What even is a forwarder, anyway?
An email forwarder is a service that receives email sent to one address and transparently redirects it to another. Unlike temporary email services, which typically host disposable inboxes with limited lifespans, forwarders don’t store mail. Instead they simply route it. The original sender often has no idea forwarding is occurring. These services are often used for privacy, custom domains, or aliasing, but in abuse contexts, they act as cloaking layers, obscuring the real destination mailbox. Forwarders can make throwaway email addresses appear stable and legitimate, which is why they evade basic temp mail detection strategies that rely on known disposable domains or MX patterns.
Why they don’t look like temp mail (but kind of are)

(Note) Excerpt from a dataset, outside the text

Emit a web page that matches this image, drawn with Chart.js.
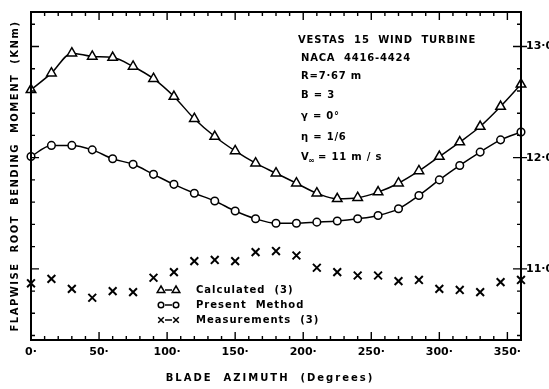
<!DOCTYPE html>
<html>
<head>
<meta charset="utf-8">
<script src="https://cdn.jsdelivr.net/npm/chart.js@4.4.1/dist/chart.umd.min.js"></script>
<style>
  html, body { margin: 0; padding: 0; background: #fff; }
  #wrap { width: 549px; height: 389px; }
</style>
</head>
<body>
<div id="wrap"><canvas id="chart" width="549" height="389"></canvas></div>
<script>
// blade azimuth (deg) of every plotted point
const azimuth = [0, 15, 30, 45, 60, 75, 90, 105, 120, 135, 150, 165, 180, 195, 210, 225, 240, 255, 270, 285, 300, 315, 330, 345, 360];
// flapwise root bending moment (kNm)
const calculated = [12.61, 12.76, 12.94, 12.91, 12.90, 12.82, 12.71, 12.55, 12.35, 12.19, 12.06, 11.95, 11.86, 11.77, 11.68, 11.63, 11.64, 11.69, 11.77, 11.88, 12.01, 12.14, 12.28, 12.46, 12.66];
const presentMethod = [12.01, 12.11, 12.11, 12.07, 11.99, 11.94, 11.85, 11.76, 11.68, 11.61, 11.52, 11.45, 11.41, 11.41, 11.42, 11.43, 11.45, 11.48, 11.54, 11.66, 11.80, 11.93, 12.05, 12.16, 12.23];
const measurements = [10.87, 10.91, 10.82, 10.74, 10.80, 10.79, 10.92, 10.97, 11.07, 11.08, 11.07, 11.15, 11.16, 11.12, 11.01, 10.97, 10.94, 10.94, 10.89, 10.90, 10.82, 10.81, 10.79, 10.88, 10.90];

const xTicks = [0, 50, 100, 150, 200, 250, 300, 350];
const yTicks = [11, 12, 13];
const infoLines = ['VESTAS  15  WIND  TURBINE', 'NACA  4416-4424', 'R=7·67 m', 'B = 3', 'γ = 0°', 'η = 1/6'];
const legendLabels = ['Calculated  (3)', 'Present  Method', 'Measurements  (3)'];

const FONT = '"DejaVu Sans", "Liberation Sans", sans-serif';

const pts = arr => azimuth.map((a, i) => ({ x: a, y: arr[i] }));

function marker(ctx, style, x, y, r) {
    ctx.beginPath();
    if (style === 'triangle') {
        ctx.moveTo(x, y - r);
        ctx.lineTo(x + r * 0.95, y + r * 0.6);
        ctx.lineTo(x - r * 0.95, y + r * 0.6);
        ctx.closePath();
        ctx.fill(); ctx.stroke();
    } else if (style === 'circle') {
        ctx.arc(x, y, r, 0, Math.PI * 2);
        ctx.fill(); ctx.stroke();
    } else {
        ctx.moveTo(x - r * 0.7, y - r * 0.7); ctx.lineTo(x + r * 0.7, y + r * 0.7);
        ctx.moveTo(x + r * 0.7, y - r * 0.7); ctx.lineTo(x - r * 0.7, y + r * 0.7);
        ctx.stroke();
    }
}

const frame = {
    id: 'frame',
    afterDatasetsDraw(chart) {
        const { ctx, chartArea: a, scales: { x, y } } = chart;
        ctx.save();
        ctx.strokeStyle = '#000';
        ctx.lineWidth = 2;
        ctx.strokeRect(a.left, a.top, a.right - a.left, a.bottom - a.top);
        ctx.lineWidth = 1.4;
        ctx.beginPath();
        for (let d = 10; d < 360; d += 10) {
            const px = x.getPixelForValue(d);
            const len = d % 50 === 0 ? 8 : 4;
            ctx.moveTo(px, a.bottom); ctx.lineTo(px, a.bottom - len);
            ctx.moveTo(px, a.top); ctx.lineTo(px, a.top + len);
        }
        for (let k = 52; k <= 66; k++) {
            const py = y.getPixelForValue(k / 5);
            const major = k % 5 === 0;
            ctx.moveTo(a.left, py); ctx.lineTo(a.left + (major ? 8 : 4), py);
            ctx.moveTo(a.right + (major ? 6 : 0), py); ctx.lineTo(a.right - (major ? 8 : 4), py);
        }
        ctx.stroke();
        ctx.restore();
    },
    afterDraw(chart) {
        const { ctx } = chart;
        ctx.save();
        ctx.fillStyle = '#000';
        ctx.strokeStyle = '#000';
        ctx.textBaseline = 'middle';

        // axis titles
        ctx.font = 'bold 10px ' + FONT;
        ctx.letterSpacing = '2px';
        ctx.textAlign = 'center';
        ctx.fillText('BLADE  AZIMUTH  (Degrees)', 270, 378);
        ctx.letterSpacing = '1.5px';
        ctx.save();
        ctx.translate(15, 176);
        ctx.rotate(-Math.PI / 2);
        ctx.fillText('FLAPWISE  ROOT  BENDING  MOMENT  (KNm)', 0, 0);
        ctx.restore();

        // info block
        ctx.textAlign = 'left';
        ctx.letterSpacing = '0.8px';
        const infoY = [40, 58, 76, 95, 116, 137];
        infoLines.forEach((t, i) => ctx.fillText(t, i === 0 ? 298 : 301, infoY[i]));
        ctx.fillText('V', 301, 157);
        ctx.font = 'bold 8px ' + FONT;
        ctx.fillText('∞', 308, 161);
        ctx.font = 'bold 10px ' + FONT;
        ctx.fillText('= 11 m / s', 318, 157);

        // legend
        const legY = [290, 305, 320];
        const styles = ['triangle', 'circle', 'cross'];
        ctx.fillStyle = '#fff';
        ctx.lineWidth = 1.5;
        styles.forEach((s, i) => {
            ctx.beginPath();
            ctx.moveTo(165, legY[i]); ctx.lineTo(172, legY[i]);
            ctx.stroke();
            marker(ctx, s, 161, legY[i], s === 'circle' ? 2.8 : 4);
            marker(ctx, s, 176, legY[i], s === 'circle' ? 2.8 : 4);
        });
        ctx.fillStyle = '#000';
        ctx.letterSpacing = '1px';
        legendLabels.forEach((t, i) => ctx.fillText(t, 196, legY[i]));
        ctx.restore();
    }
};

new Chart(document.getElementById('chart'), {
    type: 'line',
    data: {
        datasets: [
            {
                label: 'Calculated (3)', data: pts(calculated), borderColor: '#000', borderWidth: 1.5,
                pointStyle: 'triangle', pointRadius: 5.5, pointBorderWidth: 1.5,
                pointBackgroundColor: '#fff', pointBorderColor: '#000', cubicInterpolationMode: 'monotone', clip: false
            },
            {
                label: 'Present Method', data: pts(presentMethod), borderColor: '#000', borderWidth: 1.5,
                pointStyle: 'circle', pointRadius: 3.8, pointBorderWidth: 1.5,
                pointBackgroundColor: '#fff', pointBorderColor: '#000', cubicInterpolationMode: 'monotone', clip: false
            },
            {
                label: 'Measurements (3)', data: pts(measurements), showLine: false,
                pointStyle: 'crossRot', pointRadius: 5.5, pointBorderWidth: 2,
                pointBorderColor: '#000', clip: false
            }
        ]
    },
    options: {
        responsive: false,
        animation: false,
        devicePixelRatio: 1,
        layout: { padding: { left: 31, top: 12, right: 0, bottom: 0 } },
        plugins: { legend: { display: false }, tooltip: { enabled: false } },
        scales: {
            x: {
                type: 'linear', min: 0, max: 360,
                afterFit: s => { s.height = 49; },
                afterBuildTicks: s => { s.ticks = xTicks.map(v => ({ value: v })); },
                grid: { display: false, drawTicks: false },
                border: { display: false },
                ticks: { padding: 6, color: '#000', font: { family: FONT, size: 11, weight: 'bold' }, callback: v => v + '·' }
            },
            y: {
                position: 'right', min: 10.36, max: 13.31,
                afterFit: s => { s.width = 28; },
                afterBuildTicks: s => { s.ticks = yTicks.map(v => ({ value: v })); },
                grid: { display: false, drawTicks: false },
                border: { display: false },
                ticks: { padding: 5, color: '#000', font: { family: FONT, size: 11, weight: 'bold' }, callback: v => v.toFixed(1).replace('.', '·') }
            }
        }
    },
    plugins: [frame]
});
</script>
</body>
</html>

Forwarders don’t exhibit the usual traits of temp mail. Indeed they look reputable, maintain consistent MX records, and route mail to long-lived inboxes. From the outside, they look stable, legitimate addresses. But functionally, they’re disposable. A user can create dozens of unique forwarding aliases, discard them at will, and retain inbox continuity, all without touching a traditional temp mail provider. This blurs the line between legitimate email forwarding and intentional obfuscation. Detection systems that rely on domain reputation or short inbox lifespans miss this entirely, or struggle to classify, making forwarders a stealthier form of temporary email.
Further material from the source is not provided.